* _RECORD EXTRACTS_
>> start

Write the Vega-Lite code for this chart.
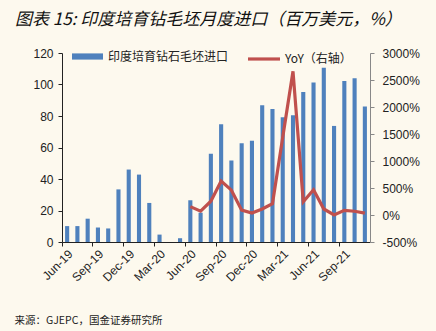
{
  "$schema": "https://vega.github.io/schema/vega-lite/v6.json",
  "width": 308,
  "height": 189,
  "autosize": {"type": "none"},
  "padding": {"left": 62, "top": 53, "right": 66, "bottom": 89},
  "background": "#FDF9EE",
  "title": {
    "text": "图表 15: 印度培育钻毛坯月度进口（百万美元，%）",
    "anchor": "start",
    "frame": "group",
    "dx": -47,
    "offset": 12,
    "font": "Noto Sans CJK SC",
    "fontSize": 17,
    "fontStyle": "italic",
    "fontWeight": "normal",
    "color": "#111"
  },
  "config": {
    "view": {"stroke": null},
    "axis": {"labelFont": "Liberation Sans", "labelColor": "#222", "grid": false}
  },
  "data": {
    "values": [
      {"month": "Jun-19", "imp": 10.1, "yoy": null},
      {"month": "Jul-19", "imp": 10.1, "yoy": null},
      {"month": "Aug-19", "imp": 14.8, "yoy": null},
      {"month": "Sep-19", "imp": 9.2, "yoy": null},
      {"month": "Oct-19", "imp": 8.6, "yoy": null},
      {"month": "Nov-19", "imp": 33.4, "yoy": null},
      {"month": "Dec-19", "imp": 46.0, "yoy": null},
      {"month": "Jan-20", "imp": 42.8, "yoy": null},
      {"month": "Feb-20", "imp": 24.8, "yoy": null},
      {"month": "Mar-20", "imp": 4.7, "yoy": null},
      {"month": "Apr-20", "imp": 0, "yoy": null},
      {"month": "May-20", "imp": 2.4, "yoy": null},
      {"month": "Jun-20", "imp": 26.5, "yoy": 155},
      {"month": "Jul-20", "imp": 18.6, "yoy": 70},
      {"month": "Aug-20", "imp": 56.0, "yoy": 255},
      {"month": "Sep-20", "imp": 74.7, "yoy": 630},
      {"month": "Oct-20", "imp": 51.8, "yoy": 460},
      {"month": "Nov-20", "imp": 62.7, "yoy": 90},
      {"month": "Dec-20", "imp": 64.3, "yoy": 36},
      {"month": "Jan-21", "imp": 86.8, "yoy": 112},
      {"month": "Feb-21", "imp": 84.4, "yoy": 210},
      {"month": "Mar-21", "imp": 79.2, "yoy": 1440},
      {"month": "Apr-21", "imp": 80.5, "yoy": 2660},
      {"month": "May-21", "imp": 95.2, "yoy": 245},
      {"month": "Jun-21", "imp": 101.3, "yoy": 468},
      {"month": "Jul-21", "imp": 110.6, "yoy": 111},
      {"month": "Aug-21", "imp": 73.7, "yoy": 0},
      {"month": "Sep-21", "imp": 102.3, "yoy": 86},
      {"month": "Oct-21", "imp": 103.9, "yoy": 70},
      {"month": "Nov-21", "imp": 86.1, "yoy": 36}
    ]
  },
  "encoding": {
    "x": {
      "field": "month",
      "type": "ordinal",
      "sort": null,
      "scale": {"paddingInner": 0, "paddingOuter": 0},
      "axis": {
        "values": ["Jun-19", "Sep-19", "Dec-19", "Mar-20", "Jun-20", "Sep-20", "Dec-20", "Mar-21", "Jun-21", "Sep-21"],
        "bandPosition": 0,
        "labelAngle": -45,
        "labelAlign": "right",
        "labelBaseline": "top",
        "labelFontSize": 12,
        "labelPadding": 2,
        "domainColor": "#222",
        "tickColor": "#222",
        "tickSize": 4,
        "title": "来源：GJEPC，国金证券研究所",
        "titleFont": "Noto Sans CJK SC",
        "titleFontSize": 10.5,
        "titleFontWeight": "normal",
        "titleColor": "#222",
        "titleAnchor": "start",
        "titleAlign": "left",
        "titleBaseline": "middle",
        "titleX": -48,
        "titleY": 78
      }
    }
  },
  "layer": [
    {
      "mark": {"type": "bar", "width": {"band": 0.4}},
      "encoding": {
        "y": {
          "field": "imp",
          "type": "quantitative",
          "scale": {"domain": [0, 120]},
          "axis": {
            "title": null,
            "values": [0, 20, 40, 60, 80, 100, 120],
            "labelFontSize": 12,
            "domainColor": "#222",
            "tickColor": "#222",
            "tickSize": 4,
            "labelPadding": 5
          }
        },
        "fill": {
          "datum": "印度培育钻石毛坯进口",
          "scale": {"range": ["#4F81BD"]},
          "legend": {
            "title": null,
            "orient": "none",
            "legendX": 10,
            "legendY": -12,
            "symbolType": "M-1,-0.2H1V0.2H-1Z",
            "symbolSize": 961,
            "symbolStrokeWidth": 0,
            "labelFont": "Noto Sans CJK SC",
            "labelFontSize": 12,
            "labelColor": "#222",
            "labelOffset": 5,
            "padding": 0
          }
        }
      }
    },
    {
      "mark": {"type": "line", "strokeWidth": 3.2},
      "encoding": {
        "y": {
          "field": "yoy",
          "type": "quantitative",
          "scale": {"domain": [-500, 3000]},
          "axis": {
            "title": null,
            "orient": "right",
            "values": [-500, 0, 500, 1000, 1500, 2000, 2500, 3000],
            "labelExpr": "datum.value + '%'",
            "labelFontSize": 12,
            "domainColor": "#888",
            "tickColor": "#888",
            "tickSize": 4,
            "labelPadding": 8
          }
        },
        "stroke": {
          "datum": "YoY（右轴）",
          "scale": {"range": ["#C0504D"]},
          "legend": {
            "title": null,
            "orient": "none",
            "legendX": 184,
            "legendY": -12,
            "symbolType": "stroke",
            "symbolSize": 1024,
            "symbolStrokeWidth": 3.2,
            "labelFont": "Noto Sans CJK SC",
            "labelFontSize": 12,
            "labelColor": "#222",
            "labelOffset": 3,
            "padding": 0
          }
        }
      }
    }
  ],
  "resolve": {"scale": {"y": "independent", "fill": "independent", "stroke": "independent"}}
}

>> end
>> start

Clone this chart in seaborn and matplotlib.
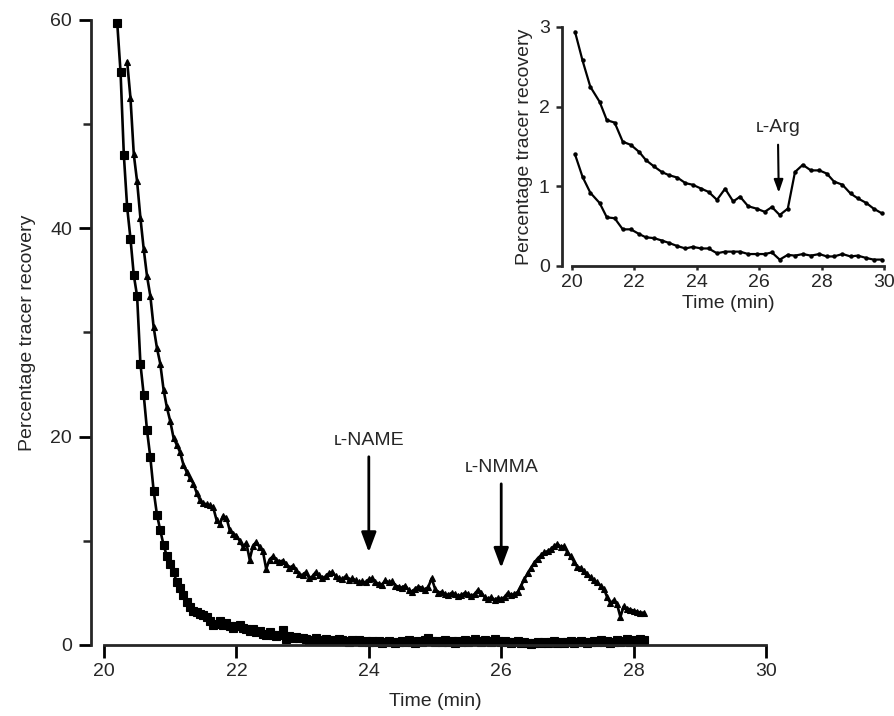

>> end

* _EXERCISE BRIEF_
Check every line in the material above for the string "this", then give only the number of lines that have it.

* _OUTPUT BELOW_
2